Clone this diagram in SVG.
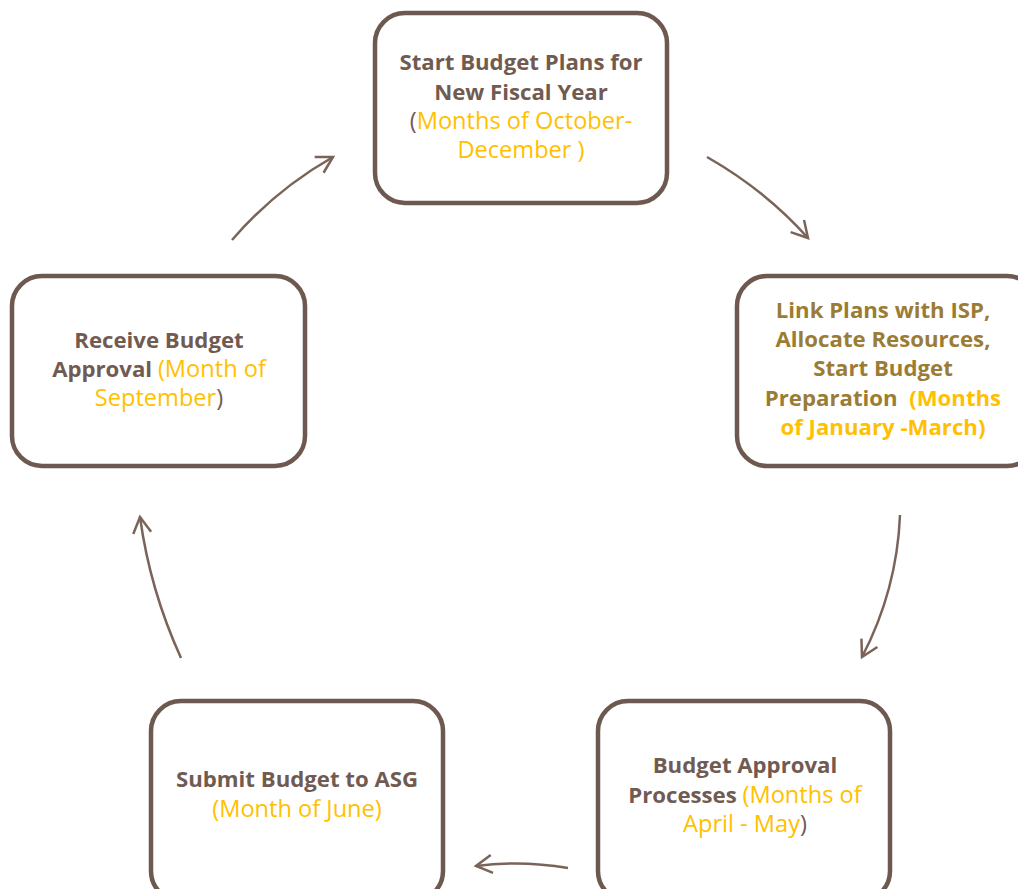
<svg xmlns="http://www.w3.org/2000/svg" width="1018" height="889" viewBox="0 0 1018 889">
<style>
.box{fill:#fff;stroke:#6e5950;stroke-width:4.5}
.t{font-family:"Open Sans",Lato,"Liberation Sans",sans-serif;font-size:22.2px;text-anchor:middle}
.b{font-weight:bold;fill:#715b51}
.y{fill:#ffc000;font-weight:normal;font-size:23.6px}
.g{font-weight:bold;fill:#9b7c34}
.yb{fill:#ffc000;font-weight:bold}
.p{fill:#715b51;font-weight:normal;font-size:23.6px}
.c{fill:none;stroke:#7a645a;stroke-width:2.5}
</style>
<defs>
<marker id="ah" markerUnits="userSpaceOnUse" markerWidth="24" markerHeight="24" viewBox="0 0 24 24" refX="20" refY="12" orient="auto">
<path d="M4,3 L20,12 L4,21" fill="none" stroke="#7a645a" stroke-width="2.5"/>
</marker>
</defs>
<rect width="1018" height="889" fill="#fff"/>
<g id="connectors">
<path class="c" d="M707,157 Q765,190 808,238" marker-end="url(#ah)"/>
<path class="c" d="M900,515 Q897,590 862,657" marker-end="url(#ah)"/>
<path class="c" d="M568,868 Q522,860 476,866" marker-end="url(#ah)"/>
<path class="c" d="M181,658 Q150,590 140,517" marker-end="url(#ah)"/>
<path class="c" d="M232,240 Q275,190 333,157" marker-end="url(#ah)"/>
</g>
<g id="node-start">
<rect class="box" x="375" y="13" width="292" height="190" rx="30"/>
<text class="t" x="521" y="70"><tspan class="b">Start Budget Plans for</tspan></text>
<text class="t" x="521" y="100"><tspan class="b">New Fiscal Year</tspan></text>
<text class="t" x="521" y="129"><tspan class="p">(</tspan><tspan class="y">Months of October-</tspan></text>
<text class="t" x="521" y="158"><tspan class="y">December )</tspan></text>
</g>
<g id="node-link">
<rect class="box" x="737" y="276" width="300" height="190" rx="30"/>
<text class="t" x="883" y="318"><tspan class="g">Link Plans with ISP,</tspan></text>
<text class="t" x="883" y="347"><tspan class="g">Allocate Resources,</tspan></text>
<text class="t" x="883" y="376"><tspan class="g">Start Budget</tspan></text>
<text class="t" x="883" y="406" xml:space="preserve"><tspan class="g">Preparation  </tspan><tspan class="yb">(Months</tspan></text>
<text class="t" x="883" y="435"><tspan class="yb">of January -March)</tspan></text>
</g>
<g id="node-approval">
<rect class="box" x="598" y="701" width="292" height="200" rx="30"/>
<text class="t" x="745" y="773"><tspan class="b">Budget Approval</tspan></text>
<text class="t" x="745" y="803"><tspan class="b">Processes </tspan><tspan class="y">(Months of</tspan></text>
<text class="t" x="745" y="832"><tspan class="y">April - May</tspan><tspan class="p">)</tspan></text>
</g>
<g id="node-submit">
<rect class="box" x="151" y="701" width="292" height="200" rx="30"/>
<text class="t" x="297" y="787"><tspan class="b">Submit Budget to ASG</tspan></text>
<text class="t" x="297" y="817"><tspan class="y">(Month of June)</tspan></text>
</g>
<g id="node-receive">
<rect class="box" x="12" y="276" width="293" height="190" rx="30"/>
<text class="t" x="159" y="348"><tspan class="b">Receive Budget</tspan></text>
<text class="t" x="159" y="377"><tspan class="b">Approval </tspan><tspan class="y">(Month of</tspan></text>
<text class="t" x="159" y="406"><tspan class="y">September</tspan><tspan class="p">)</tspan></text>
</g>
</svg>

______________________________

Requirement
Restate the data above exactly, stripping out each image.

The answer
Clone this diagram in SVG.
<svg xmlns="http://www.w3.org/2000/svg" width="1018" height="889" viewBox="0 0 1018 889">
<style>
.box{fill:#fff;stroke:#6e5950;stroke-width:4.5}
.t{font-family:"Open Sans",Lato,"Liberation Sans",sans-serif;font-size:22.2px;text-anchor:middle}
.b{font-weight:bold;fill:#715b51}
.y{fill:#ffc000;font-weight:normal;font-size:23.6px}
.g{font-weight:bold;fill:#9b7c34}
.yb{fill:#ffc000;font-weight:bold}
.p{fill:#715b51;font-weight:normal;font-size:23.6px}
.c{fill:none;stroke:#7a645a;stroke-width:2.5}
</style>
<defs>
<marker id="ah" markerUnits="userSpaceOnUse" markerWidth="24" markerHeight="24" viewBox="0 0 24 24" refX="20" refY="12" orient="auto">
<path d="M4,3 L20,12 L4,21" fill="none" stroke="#7a645a" stroke-width="2.5"/>
</marker>
</defs>
<rect width="1018" height="889" fill="#fff"/>
<g id="connectors">
<path class="c" d="M707,157 Q765,190 808,238" marker-end="url(#ah)"/>
<path class="c" d="M900,515 Q897,590 862,657" marker-end="url(#ah)"/>
<path class="c" d="M568,868 Q522,860 476,866" marker-end="url(#ah)"/>
<path class="c" d="M181,658 Q150,590 140,517" marker-end="url(#ah)"/>
<path class="c" d="M232,240 Q275,190 333,157" marker-end="url(#ah)"/>
</g>
<g id="node-start">
<rect class="box" x="375" y="13" width="292" height="190" rx="30"/>
<text class="t" x="521" y="70"><tspan class="b">Start Budget Plans for</tspan></text>
<text class="t" x="521" y="100"><tspan class="b">New Fiscal Year</tspan></text>
<text class="t" x="521" y="129"><tspan class="p">(</tspan><tspan class="y">Months of October-</tspan></text>
<text class="t" x="521" y="158"><tspan class="y">December )</tspan></text>
</g>
<g id="node-link">
<rect class="box" x="737" y="276" width="300" height="190" rx="30"/>
<text class="t" x="883" y="318"><tspan class="g">Link Plans with ISP,</tspan></text>
<text class="t" x="883" y="347"><tspan class="g">Allocate Resources,</tspan></text>
<text class="t" x="883" y="376"><tspan class="g">Start Budget</tspan></text>
<text class="t" x="883" y="406" xml:space="preserve"><tspan class="g">Preparation  </tspan><tspan class="yb">(Months</tspan></text>
<text class="t" x="883" y="435"><tspan class="yb">of January -March)</tspan></text>
</g>
<g id="node-approval">
<rect class="box" x="598" y="701" width="292" height="200" rx="30"/>
<text class="t" x="745" y="773"><tspan class="b">Budget Approval</tspan></text>
<text class="t" x="745" y="803"><tspan class="b">Processes </tspan><tspan class="y">(Months of</tspan></text>
<text class="t" x="745" y="832"><tspan class="y">April - May</tspan><tspan class="p">)</tspan></text>
</g>
<g id="node-submit">
<rect class="box" x="151" y="701" width="292" height="200" rx="30"/>
<text class="t" x="297" y="787"><tspan class="b">Submit Budget to ASG</tspan></text>
<text class="t" x="297" y="817"><tspan class="y">(Month of June)</tspan></text>
</g>
<g id="node-receive">
<rect class="box" x="12" y="276" width="293" height="190" rx="30"/>
<text class="t" x="159" y="348"><tspan class="b">Receive Budget</tspan></text>
<text class="t" x="159" y="377"><tspan class="b">Approval </tspan><tspan class="y">(Month of</tspan></text>
<text class="t" x="159" y="406"><tspan class="y">September</tspan><tspan class="p">)</tspan></text>
</g>
</svg>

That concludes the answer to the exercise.